Context. The standard CSHKP model for eruptive flares is two-dimensional. Yet observational interpretations of photospheric currents in pre-eruptive sigmoids, shear in post-flare loops, and relative positioning and shapes of flare ribbons, all together require three-dimensional extensions to the model. Aims. We focus on the strong-to-weak shear transition in post-flare loops, and on the time-evolution of the geometry of photospheric electric currents, which occur during the development of eruptive flares. The objective is to understand the three-dimensional physical processes, which cause them, and to know how much the post-flare and the pre-eruptive distributions of shear depend on each other. Methods.

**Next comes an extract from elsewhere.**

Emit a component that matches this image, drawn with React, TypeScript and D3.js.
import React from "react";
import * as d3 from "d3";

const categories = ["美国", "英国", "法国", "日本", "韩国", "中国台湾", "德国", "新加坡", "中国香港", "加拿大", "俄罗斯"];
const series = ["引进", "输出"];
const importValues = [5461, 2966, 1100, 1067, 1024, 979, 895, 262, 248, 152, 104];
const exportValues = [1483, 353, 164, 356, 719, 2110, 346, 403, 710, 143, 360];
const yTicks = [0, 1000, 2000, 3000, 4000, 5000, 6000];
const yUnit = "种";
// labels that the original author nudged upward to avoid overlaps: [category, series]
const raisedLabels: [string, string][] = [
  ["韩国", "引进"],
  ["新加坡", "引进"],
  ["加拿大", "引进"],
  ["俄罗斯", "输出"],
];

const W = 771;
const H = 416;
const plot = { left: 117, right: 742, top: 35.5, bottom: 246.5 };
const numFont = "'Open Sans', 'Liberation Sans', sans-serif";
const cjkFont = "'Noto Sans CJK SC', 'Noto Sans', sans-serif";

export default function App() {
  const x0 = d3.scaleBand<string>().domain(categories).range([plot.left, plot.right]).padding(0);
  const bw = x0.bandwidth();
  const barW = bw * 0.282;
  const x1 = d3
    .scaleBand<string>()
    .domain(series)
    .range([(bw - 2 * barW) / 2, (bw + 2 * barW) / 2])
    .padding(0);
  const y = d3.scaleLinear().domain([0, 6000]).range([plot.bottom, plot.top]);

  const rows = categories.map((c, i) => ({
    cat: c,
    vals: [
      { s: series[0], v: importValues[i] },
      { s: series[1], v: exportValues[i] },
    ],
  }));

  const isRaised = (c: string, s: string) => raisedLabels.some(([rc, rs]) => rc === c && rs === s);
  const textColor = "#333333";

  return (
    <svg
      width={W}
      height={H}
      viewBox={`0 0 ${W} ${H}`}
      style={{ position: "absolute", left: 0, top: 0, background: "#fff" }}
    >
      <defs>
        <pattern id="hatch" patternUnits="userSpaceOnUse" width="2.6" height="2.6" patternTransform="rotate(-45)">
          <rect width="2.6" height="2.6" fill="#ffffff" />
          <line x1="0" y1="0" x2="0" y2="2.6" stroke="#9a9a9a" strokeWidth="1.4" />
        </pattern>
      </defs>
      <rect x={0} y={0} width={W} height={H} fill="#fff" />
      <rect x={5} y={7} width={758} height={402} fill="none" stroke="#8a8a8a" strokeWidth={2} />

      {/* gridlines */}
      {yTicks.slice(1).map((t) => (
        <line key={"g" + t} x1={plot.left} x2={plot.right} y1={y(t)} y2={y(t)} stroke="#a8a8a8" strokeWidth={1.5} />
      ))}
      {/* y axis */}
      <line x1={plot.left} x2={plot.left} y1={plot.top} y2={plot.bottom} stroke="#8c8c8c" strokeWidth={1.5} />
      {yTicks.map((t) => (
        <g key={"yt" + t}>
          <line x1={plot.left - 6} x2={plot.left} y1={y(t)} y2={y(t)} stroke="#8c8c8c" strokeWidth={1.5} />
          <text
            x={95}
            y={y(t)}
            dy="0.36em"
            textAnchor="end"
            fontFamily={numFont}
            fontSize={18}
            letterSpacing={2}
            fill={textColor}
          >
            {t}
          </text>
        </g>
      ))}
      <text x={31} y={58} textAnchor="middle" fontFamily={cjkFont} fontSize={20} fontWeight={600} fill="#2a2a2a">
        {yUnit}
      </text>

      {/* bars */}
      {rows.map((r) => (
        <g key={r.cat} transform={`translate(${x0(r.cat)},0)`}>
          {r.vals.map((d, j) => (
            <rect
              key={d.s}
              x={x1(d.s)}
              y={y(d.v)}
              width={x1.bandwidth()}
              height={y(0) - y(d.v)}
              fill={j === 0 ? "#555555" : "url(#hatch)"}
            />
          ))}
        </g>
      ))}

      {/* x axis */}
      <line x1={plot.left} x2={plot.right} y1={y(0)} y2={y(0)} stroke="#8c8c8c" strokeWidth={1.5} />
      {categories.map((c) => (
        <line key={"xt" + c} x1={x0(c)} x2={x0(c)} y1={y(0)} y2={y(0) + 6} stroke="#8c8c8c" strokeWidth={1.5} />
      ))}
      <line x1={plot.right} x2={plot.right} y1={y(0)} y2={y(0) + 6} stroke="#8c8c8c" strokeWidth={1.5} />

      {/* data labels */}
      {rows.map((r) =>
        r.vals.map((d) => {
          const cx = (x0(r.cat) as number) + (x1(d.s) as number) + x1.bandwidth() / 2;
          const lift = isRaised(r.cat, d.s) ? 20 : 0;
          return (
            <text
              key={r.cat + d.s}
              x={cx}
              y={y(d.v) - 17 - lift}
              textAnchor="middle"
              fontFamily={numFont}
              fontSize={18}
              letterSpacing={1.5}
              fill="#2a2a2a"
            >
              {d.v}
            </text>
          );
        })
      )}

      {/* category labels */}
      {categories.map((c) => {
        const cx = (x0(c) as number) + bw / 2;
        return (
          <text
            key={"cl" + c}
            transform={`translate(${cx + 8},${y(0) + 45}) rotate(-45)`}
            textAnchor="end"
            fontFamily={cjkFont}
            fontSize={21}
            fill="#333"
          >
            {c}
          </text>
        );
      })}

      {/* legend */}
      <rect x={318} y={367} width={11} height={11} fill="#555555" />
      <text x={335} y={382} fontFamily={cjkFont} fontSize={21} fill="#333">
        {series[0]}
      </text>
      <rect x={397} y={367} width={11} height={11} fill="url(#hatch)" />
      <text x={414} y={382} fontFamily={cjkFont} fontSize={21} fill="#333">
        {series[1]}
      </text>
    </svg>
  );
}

The strong-to-weak shear transition in post-flare loops is identified and quantified in a flare observed by STEREO, as well as in a magnetohydrodynamic simulation of CME initiation performed with the OHM code. In both approaches, the magnetic shear is evaluated with field line footpoints. In the simulation, the shear is also estimated from ratios between magnetic field components. Results. The modeled strong-to-weak shear transition in post-flare loops comes from two effects. Firstly, a reconnection-driven transfer of the differential magnetic shear, from the pre- to the post-eruptive configuration. Secondly, a vertical straightening of the inner legs of the CME, which induces an outer shear weakening. The model also predicts the occurrence of narrow electric current layers inside J-shaped flare ribbons, which are dominated by direct currents. Finally, the simulation naturally accounts for energetics and time-scales for weak and strong flares, when typical scalings for young and decaying solar active regions are applied. Conclusions. The results provide three-dimensional extensions to the standard flare model. These extensions involve MHD processes that should be tested with observations.